In some respects, Haldeman and Ehrlichman were rivals. On the whole, Ehrlichman sponsored or supported domestic policies that were humane and progressive. He favored reducing defense expenditures beyond a point I considered prudent so as to free resources for social programs; several times I appealed his interventions to Nixon. Ehrlichman was shaken by student protest following the Cambodian incursions. He had three teen-age children, and their travail touched him deeply. But Nixon's favor depended on one's readiness to fall in with the paranoid cult of the tough guy. The conspiracy of the press, the hostility of the Establishment, the flatulence of the Georgetown set were permanent features of Nixon's conversation, which one challenged at the cost of exclusion from the inner circle.
Rough talk and confrontational tactics did not come naturally to Ehrlichman. But every presidential assistant is tempted to purchase greater influence by humoring a President's moods. Ehrlichman overcompensated. To the mounting protest demonstrations, the leaks and the drift of the dissenters into extralegal activity, Ehrlichman responded with a zeal that was sometimes excessive.
Toward me, Ehrlichman showed a mixture of comradely good will and testy jealousy. Inevitably he resented the contrast drawn between us by the media. He had been associated with Nixon for too long for the President to tolerate on his part social contacts and attitudes that in my case were treated as a congenital defect. Torn between his prohibited predilections to conciliate and his political survival, Ehrlichman adopted a supercilious manner. Outsiders considered it a mark of arrogance; its real fount was ambivalence.
Haldeman, though by instinct conservative, was at bottom uninterested in policy. Convinced that image defined reality, Haldeman went along with, and frequently encouraged, Nixon's nearly obsessive belief that all his difficulties were caused by inadequate public relations. Nixon never could rid himself of the delusion that only the failings of his media staff kept him from receiving the acclaim he associated with John F. Kennedy. President and chief of staff devoted much time to discussing how to manipulate the pressa doomed quest so long as both rejected a serious dialogue with the hated, feared and secretly envied representatives of the media.

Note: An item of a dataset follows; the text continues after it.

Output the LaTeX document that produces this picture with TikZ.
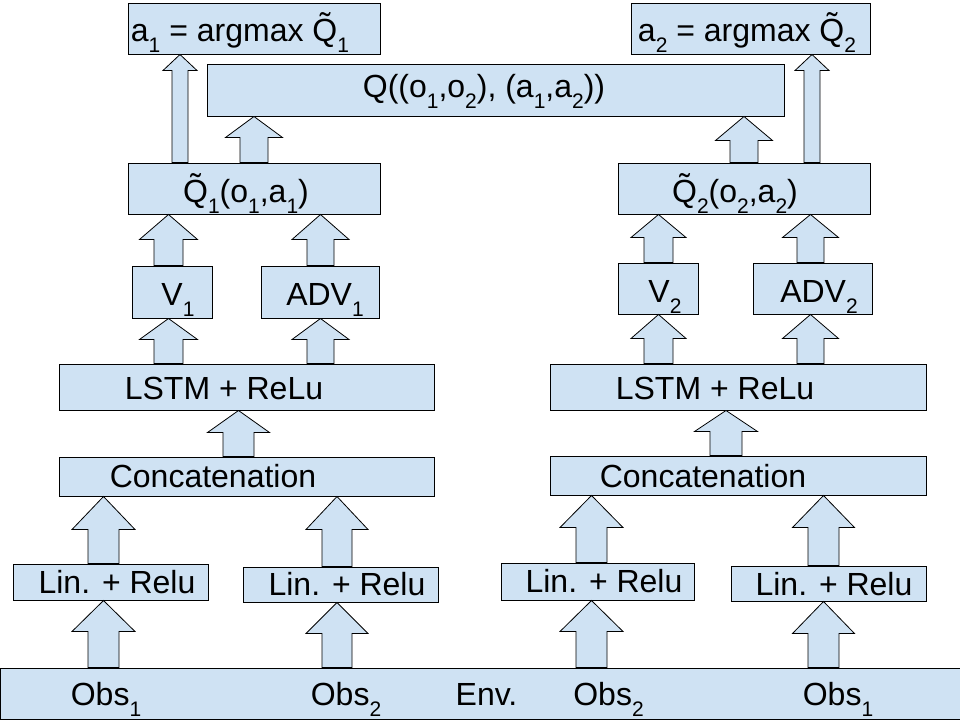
\documentclass[tikz,border=0pt]{standalone}
\usepackage{fontspec}
\setmainfont{Liberation Sans}
\usetikzlibrary{calc}

\definecolor{boxblue}{RGB}{207,226,243}

% lowered small index, as the drawing tool sets it
\newcommand\idx[1]{\raisebox{-11pt}{\fontsize{21}{21}\selectfont #1}}
\newcommand\qt{\~{Q}}

\tikzset{
  box/.style={draw, fill=boxblue, line width=1pt, inner sep=0pt},
  lbl/.style={anchor=base, inner sep=0pt, font=\fontsize{32}{36}\selectfont},
  fatarrow/.style={draw, fill=boxblue, line width=0.8pt, line join=miter}
}

% #1 from, #2 to, #3 x centre, #4 shaft half width, #5 head half width, #6 head length
\newcommand\fatarrow[6]{%
  \draw[fatarrow] let \p1=(#1.north), \p2=(#2.south) in
    (#3-#4,\y1) -- (#3-#4,\y2-#6pt) -- (#3-#5,\y2-#6pt) -- (#3,\y2)
    -- (#3+#5,\y2-#6pt) -- (#3+#4,\y2-#6pt) -- (#3+#4,\y1) -- cycle;
}

\begin{document}
\begin{tikzpicture}[x=1pt, y=-1pt]
  \useasboundingbox (0,0) rectangle (960,720);

  % boxes
  \node[box, minimum width=252, minimum height=51] (a1) at (254,28.5) {};
  \node[box, minimum width=239, minimum height=51] (a2) at (750.5,28.5) {};
  \node[box, minimum width=577, minimum height=52] (q) at (495.5,90) {};
  \node[box, minimum width=252, minimum height=51] (q1t) at (254,188.5) {};
  \node[box, minimum width=252, minimum height=51] (q2t) at (744,188.5) {};
  \node[box, minimum width=80, minimum height=52] (v1) at (172,292) {};
  \node[box, minimum width=118, minimum height=52] (adv1) at (320,292) {};
  \node[box, minimum width=80, minimum height=51] (v2) at (658,288.5) {};
  \node[box, minimum width=119, minimum height=51] (adv2) at (812.5,288.5) {};
  \node[box, minimum width=375, minimum height=46] (lstm1) at (246.5,387) {};
  \node[box, minimum width=376, minimum height=46] (lstm2) at (738,387) {};
  \node[box, minimum width=375, minimum height=39] (cat1) at (246.5,476.5) {};
  \node[box, minimum width=376, minimum height=39] (cat2) at (738,475.5) {};
  \node[box, minimum width=195, minimum height=36] (lin1) at (110.5,582) {};
  \node[box, minimum width=195, minimum height=35] (lin2) at (340.5,584.5) {};
  \node[box, minimum width=193, minimum height=37] (lin3) at (597.5,581.5) {};
  \node[box, minimum width=195, minimum height=35] (lin4) at (828.5,583.5) {};
  \node[box, minimum width=975, minimum height=51] (env) at (487.5,693.5) {};

  % texts
  \node[lbl] (a1txt) at (240,41) {a\idx{1} = argmax \qt\idx{1}};
  \node[lbl] (a2txt) at (747,41) {a\idx{2} = argmax \qt\idx{2}};
  \node[lbl] (qtxt) at (484,97) {Q((o\idx{1},o\idx{2}), (a\idx{1},a\idx{2}))};
  \node[lbl] (q1txt) at (246,202) {\qt\idx{1}(o\idx{1},a\idx{1})};
  \node[lbl] (q2txt) at (735,202) {\qt\idx{2}(o\idx{2},a\idx{2})};
  \node[lbl] (v1txt) at (178,305) {V\idx{1}};
  \node[lbl] (adv1txt) at (325,305) {ADV\idx{1}};
  \node[lbl] (v2txt) at (665,302) {V\idx{2}};
  \node[lbl] (adv2txt) at (819,302) {ADV\idx{2}};
  \node[lbl] (lstm1txt) at (224,399) {LSTM + ReLu};
  \node[lbl] (lstm2txt) at (715,399) {LSTM + ReLu};
  \node[lbl] (cat1txt) at (213,487) {Concatenation};
  \node[lbl] (cat2txt) at (703,487) {Concatenation};
  \node[lbl] (lin1txt) at (117,593) {Lin. + Relu};
  \node[lbl] (lin2txt) at (347,595) {Lin. + Relu};
  \node[lbl] (lin3txt) at (604,592) {Lin. + Relu};
  \node[lbl] (lin4txt) at (834,595) {Lin. + Relu};
  \node[lbl] (obs1l) at (106,705) {Obs\idx{1}};
  \node[lbl] (obs2l) at (346,705) {Obs\idx{2}};
  \node[lbl] (envtxt) at (486.5,705) {Env.};
  \node[lbl] (obs2r) at (608.5,705) {Obs\idx{2}};
  \node[lbl] (obs1r) at (838,705) {Obs\idx{1}};

  % block arrows
  \fatarrow{q1t}{a1}{180}{8}{17}{16}
  \fatarrow{q1t}{q}{254}{14}{28.5}{21}
  \fatarrow{q2t}{q}{744}{14}{28.5}{24}
  \fatarrow{q2t}{a2}{812}{8}{17}{16}
  \fatarrow{v1}{q1t}{168.5}{14.5}{29}{25}
  \fatarrow{adv1}{q1t}{320.5}{13.5}{28.5}{25}
  \fatarrow{lstm1}{v1}{168.5}{14.5}{29}{21}
  \fatarrow{lstm1}{adv1}{320.5}{13.5}{28.5}{21}
  \fatarrow{v2}{q2t}{658.5}{14.5}{27.5}{23}
  \fatarrow{adv2}{q2t}{810.5}{13.5}{28}{23}
  \fatarrow{lstm2}{v2}{658.5}{14.5}{27.5}{24}
  \fatarrow{lstm2}{adv2}{810.5}{13.5}{28}{24}
  \fatarrow{cat1}{lstm1}{238.5}{15.5}{31}{22}
  \fatarrow{cat2}{lstm2}{726}{16}{31.5}{21}
  \fatarrow{lin1}{cat1}{103.5}{15.5}{31.5}{33}
  \fatarrow{lin2}{cat1}{337}{15}{31}{33}
  \fatarrow{lin3}{cat2}{591.5}{15.5}{31.5}{32}
  \fatarrow{lin4}{cat2}{823.5}{15.5}{31}{32}
  \fatarrow{env}{lin1}{103.5}{15.5}{31.5}{31}
  \fatarrow{env}{lin2}{337}{15}{31}{31}
  \fatarrow{env}{lin3}{591.5}{15.5}{31.5}{31}
  \fatarrow{env}{lin4}{823.5}{15.5}{31}{32}
\end{tikzpicture}
\end{document}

Later, Haldeman was accused of isolating Nixon. This was unjust. Nixon's isolation was self-imposed. He dreaded meeting strangers. He was unable to give direct orders to those who disagreed with him. The vaunted Haldeman procedures were an effort to compensate for these weaknesses. If Haldeman was eventually destroyed because he carried out the President's wishes too literally, it is also my impression that many instructions given in the heat of emotion never went further than the yellow pads where Haldeman dutifully noted them.